The Tennessee Walking Horse National Museum is the only museum dedicated entirely to the Tennessee Walking Horse. It is located in downtown Wartrace, Tennessee, and contains exhibits on all aspects of the Walking Horse industry.

==History==
The Tennessee Walking Horse National Museum was first established in Shelbyville, Tennessee, at which time it was housed in a room adjacent to the Cooper Steel Arena. In the 1990s it was moved to Lynchburg, but subsequently closed in 2005. In 2011 it reopened inside an old store in Wartrace, which is known by the nickname "The cradle of the Tennessee Walking Horse".

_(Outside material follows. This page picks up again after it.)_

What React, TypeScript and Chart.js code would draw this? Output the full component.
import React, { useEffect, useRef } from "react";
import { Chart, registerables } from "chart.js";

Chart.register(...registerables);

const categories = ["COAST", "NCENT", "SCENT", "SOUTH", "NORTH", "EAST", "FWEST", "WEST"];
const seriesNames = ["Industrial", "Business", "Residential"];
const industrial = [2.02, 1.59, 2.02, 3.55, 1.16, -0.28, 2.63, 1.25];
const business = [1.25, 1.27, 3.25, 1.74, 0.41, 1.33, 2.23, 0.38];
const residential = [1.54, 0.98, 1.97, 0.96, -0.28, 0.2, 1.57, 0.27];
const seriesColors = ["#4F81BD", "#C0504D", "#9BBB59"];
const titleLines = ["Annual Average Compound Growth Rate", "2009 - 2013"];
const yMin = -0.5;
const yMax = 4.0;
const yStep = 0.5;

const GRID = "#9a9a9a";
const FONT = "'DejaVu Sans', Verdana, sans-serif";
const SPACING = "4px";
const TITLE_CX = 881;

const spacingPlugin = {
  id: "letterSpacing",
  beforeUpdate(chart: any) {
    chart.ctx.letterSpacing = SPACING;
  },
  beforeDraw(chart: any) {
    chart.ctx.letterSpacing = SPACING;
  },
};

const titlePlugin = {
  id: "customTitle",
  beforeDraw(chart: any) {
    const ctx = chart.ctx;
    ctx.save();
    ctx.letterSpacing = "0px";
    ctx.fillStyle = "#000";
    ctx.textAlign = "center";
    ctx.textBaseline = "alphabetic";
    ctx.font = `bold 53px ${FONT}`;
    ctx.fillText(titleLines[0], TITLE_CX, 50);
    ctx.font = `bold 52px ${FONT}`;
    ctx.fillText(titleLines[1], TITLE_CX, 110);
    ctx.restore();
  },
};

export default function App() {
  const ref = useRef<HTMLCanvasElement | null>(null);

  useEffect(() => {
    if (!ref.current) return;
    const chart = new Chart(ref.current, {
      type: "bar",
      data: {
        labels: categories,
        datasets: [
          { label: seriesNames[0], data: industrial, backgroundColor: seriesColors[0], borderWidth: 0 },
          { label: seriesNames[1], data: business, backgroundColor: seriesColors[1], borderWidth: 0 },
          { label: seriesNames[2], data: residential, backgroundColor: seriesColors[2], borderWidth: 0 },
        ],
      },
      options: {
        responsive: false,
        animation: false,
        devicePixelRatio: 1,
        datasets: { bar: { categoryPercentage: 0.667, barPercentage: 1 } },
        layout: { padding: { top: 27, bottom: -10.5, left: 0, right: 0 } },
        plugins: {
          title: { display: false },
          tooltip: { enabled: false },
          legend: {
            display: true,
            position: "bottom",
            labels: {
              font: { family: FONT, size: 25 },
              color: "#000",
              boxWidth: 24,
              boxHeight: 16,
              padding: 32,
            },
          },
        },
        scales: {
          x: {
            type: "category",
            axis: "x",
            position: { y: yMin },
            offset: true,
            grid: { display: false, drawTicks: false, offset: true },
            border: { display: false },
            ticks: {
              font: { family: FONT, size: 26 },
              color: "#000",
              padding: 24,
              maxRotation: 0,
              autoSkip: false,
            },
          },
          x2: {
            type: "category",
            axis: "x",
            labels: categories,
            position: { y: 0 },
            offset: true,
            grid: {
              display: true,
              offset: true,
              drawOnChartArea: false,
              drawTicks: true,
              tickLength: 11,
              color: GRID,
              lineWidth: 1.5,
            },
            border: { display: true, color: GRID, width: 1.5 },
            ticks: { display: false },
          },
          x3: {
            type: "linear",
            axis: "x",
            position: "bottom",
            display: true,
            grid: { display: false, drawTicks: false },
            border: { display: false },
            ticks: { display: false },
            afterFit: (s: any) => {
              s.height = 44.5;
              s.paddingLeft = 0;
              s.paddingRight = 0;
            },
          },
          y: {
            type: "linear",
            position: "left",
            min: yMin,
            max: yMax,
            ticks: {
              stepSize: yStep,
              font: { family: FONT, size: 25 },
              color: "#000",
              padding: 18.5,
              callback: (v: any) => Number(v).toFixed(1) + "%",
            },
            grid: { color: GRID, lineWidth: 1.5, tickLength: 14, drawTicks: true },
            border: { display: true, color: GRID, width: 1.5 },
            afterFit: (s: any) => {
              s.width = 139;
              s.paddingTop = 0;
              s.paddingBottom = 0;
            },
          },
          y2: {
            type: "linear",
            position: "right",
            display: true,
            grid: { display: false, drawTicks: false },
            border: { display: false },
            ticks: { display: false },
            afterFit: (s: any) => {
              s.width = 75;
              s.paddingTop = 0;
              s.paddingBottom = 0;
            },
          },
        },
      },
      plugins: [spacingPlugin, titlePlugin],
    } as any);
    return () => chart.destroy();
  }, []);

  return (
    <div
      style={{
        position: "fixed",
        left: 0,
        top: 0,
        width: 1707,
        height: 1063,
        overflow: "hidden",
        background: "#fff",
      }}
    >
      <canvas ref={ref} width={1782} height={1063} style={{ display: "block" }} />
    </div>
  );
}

In 2016, the museum was given over $3,000 in state grants. The money was used to restore old film of the Tennessee Walking Horse National Celebration and make it available for viewing.

==Exhibits==
The Tennessee Walking Horse National Museum contains a variety of exhibits related to all aspects of the Tennessee Walking Horse industry. There is an exhibit on the current World Grand Champion, updated yearly as a new horse wins, and saddles and tack worn by past winners. There are also exhibits honoring select breeders and trainers, which are changed periodically. One prominent piece is the saddle worn by the first National Champion, Strolling Jim, as well as a color portrait of him painted in 1940 by artist Bill Humphreys. Another exhibit is focused on Betty Sain, who became the first female rider to win a World Grand Championship. Sain won the title in 1966, on her horse Shaker's Shocker. The museum also contains a hands-on section where visitors can look through old show bills, industry-related magazines, and the like.